***** INFORMATION PROVIDED
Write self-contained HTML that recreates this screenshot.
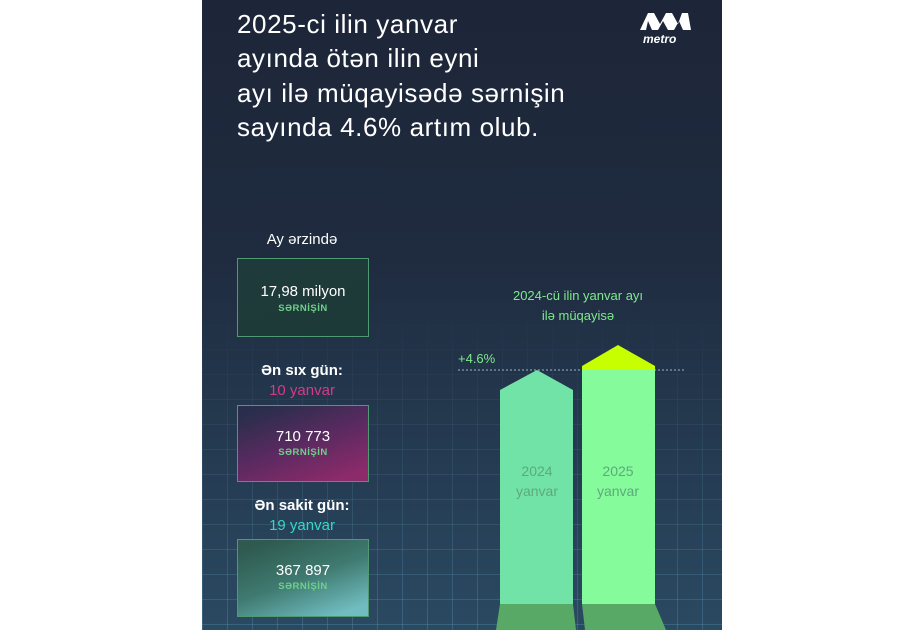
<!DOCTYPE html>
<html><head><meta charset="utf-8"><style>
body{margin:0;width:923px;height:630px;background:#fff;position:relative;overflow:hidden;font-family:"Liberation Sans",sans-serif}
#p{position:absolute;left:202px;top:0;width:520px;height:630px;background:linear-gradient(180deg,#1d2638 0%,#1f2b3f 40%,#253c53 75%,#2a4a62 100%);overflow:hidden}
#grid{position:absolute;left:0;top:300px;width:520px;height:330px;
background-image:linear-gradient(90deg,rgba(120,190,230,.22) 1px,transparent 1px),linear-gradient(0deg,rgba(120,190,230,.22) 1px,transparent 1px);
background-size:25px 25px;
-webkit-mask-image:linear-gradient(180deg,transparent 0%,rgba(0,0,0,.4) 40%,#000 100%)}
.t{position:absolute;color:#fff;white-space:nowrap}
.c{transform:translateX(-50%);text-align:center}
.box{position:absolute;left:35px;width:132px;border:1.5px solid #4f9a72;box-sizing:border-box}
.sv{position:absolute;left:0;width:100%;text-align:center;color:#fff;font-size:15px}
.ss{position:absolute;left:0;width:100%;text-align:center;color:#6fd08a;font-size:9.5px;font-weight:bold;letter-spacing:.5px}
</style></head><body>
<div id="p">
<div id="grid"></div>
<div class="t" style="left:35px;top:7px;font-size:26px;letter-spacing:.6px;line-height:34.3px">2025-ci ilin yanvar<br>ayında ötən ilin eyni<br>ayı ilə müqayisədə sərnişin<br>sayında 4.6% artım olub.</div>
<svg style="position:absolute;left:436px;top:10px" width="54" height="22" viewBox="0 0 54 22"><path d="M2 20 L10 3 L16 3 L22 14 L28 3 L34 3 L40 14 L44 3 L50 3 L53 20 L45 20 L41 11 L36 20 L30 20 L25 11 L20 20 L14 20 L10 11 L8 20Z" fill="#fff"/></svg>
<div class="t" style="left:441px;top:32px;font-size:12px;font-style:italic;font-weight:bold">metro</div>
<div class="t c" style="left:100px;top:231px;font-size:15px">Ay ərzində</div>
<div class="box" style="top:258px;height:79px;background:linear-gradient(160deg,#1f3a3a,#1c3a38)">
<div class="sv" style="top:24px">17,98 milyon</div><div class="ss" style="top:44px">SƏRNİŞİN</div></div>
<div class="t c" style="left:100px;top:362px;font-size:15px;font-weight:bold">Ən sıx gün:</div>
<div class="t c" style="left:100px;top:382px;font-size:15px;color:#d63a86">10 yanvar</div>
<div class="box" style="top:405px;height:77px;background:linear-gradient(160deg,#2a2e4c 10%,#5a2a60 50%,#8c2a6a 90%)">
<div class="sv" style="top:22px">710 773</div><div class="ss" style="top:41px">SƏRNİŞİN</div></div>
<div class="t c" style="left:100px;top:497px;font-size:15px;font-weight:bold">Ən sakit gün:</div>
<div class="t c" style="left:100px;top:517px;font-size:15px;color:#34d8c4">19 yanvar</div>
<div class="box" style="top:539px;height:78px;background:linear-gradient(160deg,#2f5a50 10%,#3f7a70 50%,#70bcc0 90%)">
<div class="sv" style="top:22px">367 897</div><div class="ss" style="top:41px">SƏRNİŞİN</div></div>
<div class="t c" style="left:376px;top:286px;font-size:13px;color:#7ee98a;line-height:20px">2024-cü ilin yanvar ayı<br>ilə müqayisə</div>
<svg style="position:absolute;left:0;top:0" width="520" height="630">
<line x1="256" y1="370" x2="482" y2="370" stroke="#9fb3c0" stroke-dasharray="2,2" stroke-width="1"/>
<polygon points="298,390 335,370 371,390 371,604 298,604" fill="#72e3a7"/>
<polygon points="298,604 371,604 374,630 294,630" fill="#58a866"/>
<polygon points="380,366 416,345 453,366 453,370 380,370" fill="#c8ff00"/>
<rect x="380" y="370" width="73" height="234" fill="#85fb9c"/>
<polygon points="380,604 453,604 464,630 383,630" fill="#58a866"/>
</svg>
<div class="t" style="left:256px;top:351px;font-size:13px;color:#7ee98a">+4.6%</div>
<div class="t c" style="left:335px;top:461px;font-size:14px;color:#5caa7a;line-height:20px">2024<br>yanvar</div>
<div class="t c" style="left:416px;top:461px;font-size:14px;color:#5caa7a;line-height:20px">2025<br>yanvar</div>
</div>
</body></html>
**********
◆ WHAT YOU SHOULD DO: Leave out the pictures and copy the rest of the material above exactly.

◆ RESULT OF THE EXERCISE:
Write self-contained HTML that recreates this screenshot.
<!DOCTYPE html>
<html><head><meta charset="utf-8"><style>
body{margin:0;width:923px;height:630px;background:#fff;position:relative;overflow:hidden;font-family:"Liberation Sans",sans-serif}
#p{position:absolute;left:202px;top:0;width:520px;height:630px;background:linear-gradient(180deg,#1d2638 0%,#1f2b3f 40%,#253c53 75%,#2a4a62 100%);overflow:hidden}
#grid{position:absolute;left:0;top:300px;width:520px;height:330px;
background-image:linear-gradient(90deg,rgba(120,190,230,.22) 1px,transparent 1px),linear-gradient(0deg,rgba(120,190,230,.22) 1px,transparent 1px);
background-size:25px 25px;
-webkit-mask-image:linear-gradient(180deg,transparent 0%,rgba(0,0,0,.4) 40%,#000 100%)}
.t{position:absolute;color:#fff;white-space:nowrap}
.c{transform:translateX(-50%);text-align:center}
.box{position:absolute;left:35px;width:132px;border:1.5px solid #4f9a72;box-sizing:border-box}
.sv{position:absolute;left:0;width:100%;text-align:center;color:#fff;font-size:15px}
.ss{position:absolute;left:0;width:100%;text-align:center;color:#6fd08a;font-size:9.5px;font-weight:bold;letter-spacing:.5px}
</style></head><body>
<div id="p">
<div id="grid"></div>
<div class="t" style="left:35px;top:7px;font-size:26px;letter-spacing:.6px;line-height:34.3px">2025-ci ilin yanvar<br>ayında ötən ilin eyni<br>ayı ilə müqayisədə sərnişin<br>sayında 4.6% artım olub.</div>
<svg style="position:absolute;left:436px;top:10px" width="54" height="22" viewBox="0 0 54 22"><path d="M2 20 L10 3 L16 3 L22 14 L28 3 L34 3 L40 14 L44 3 L50 3 L53 20 L45 20 L41 11 L36 20 L30 20 L25 11 L20 20 L14 20 L10 11 L8 20Z" fill="#fff"/></svg>
<div class="t" style="left:441px;top:32px;font-size:12px;font-style:italic;font-weight:bold">metro</div>
<div class="t c" style="left:100px;top:231px;font-size:15px">Ay ərzində</div>
<div class="box" style="top:258px;height:79px;background:linear-gradient(160deg,#1f3a3a,#1c3a38)">
<div class="sv" style="top:24px">17,98 milyon</div><div class="ss" style="top:44px">SƏRNİŞİN</div></div>
<div class="t c" style="left:100px;top:362px;font-size:15px;font-weight:bold">Ən sıx gün:</div>
<div class="t c" style="left:100px;top:382px;font-size:15px;color:#d63a86">10 yanvar</div>
<div class="box" style="top:405px;height:77px;background:linear-gradient(160deg,#2a2e4c 10%,#5a2a60 50%,#8c2a6a 90%)">
<div class="sv" style="top:22px">710 773</div><div class="ss" style="top:41px">SƏRNİŞİN</div></div>
<div class="t c" style="left:100px;top:497px;font-size:15px;font-weight:bold">Ən sakit gün:</div>
<div class="t c" style="left:100px;top:517px;font-size:15px;color:#34d8c4">19 yanvar</div>
<div class="box" style="top:539px;height:78px;background:linear-gradient(160deg,#2f5a50 10%,#3f7a70 50%,#70bcc0 90%)">
<div class="sv" style="top:22px">367 897</div><div class="ss" style="top:41px">SƏRNİŞİN</div></div>
<div class="t c" style="left:376px;top:286px;font-size:13px;color:#7ee98a;line-height:20px">2024-cü ilin yanvar ayı<br>ilə müqayisə</div>
<svg style="position:absolute;left:0;top:0" width="520" height="630">
<line x1="256" y1="370" x2="482" y2="370" stroke="#9fb3c0" stroke-dasharray="2,2" stroke-width="1"/>
<polygon points="298,390 335,370 371,390 371,604 298,604" fill="#72e3a7"/>
<polygon points="298,604 371,604 374,630 294,630" fill="#58a866"/>
<polygon points="380,366 416,345 453,366 453,370 380,370" fill="#c8ff00"/>
<rect x="380" y="370" width="73" height="234" fill="#85fb9c"/>
<polygon points="380,604 453,604 464,630 383,630" fill="#58a866"/>
</svg>
<div class="t" style="left:256px;top:351px;font-size:13px;color:#7ee98a">+4.6%</div>
<div class="t c" style="left:335px;top:461px;font-size:14px;color:#5caa7a;line-height:20px">2024<br>yanvar</div>
<div class="t c" style="left:416px;top:461px;font-size:14px;color:#5caa7a;line-height:20px">2025<br>yanvar</div>
</div>
</body></html>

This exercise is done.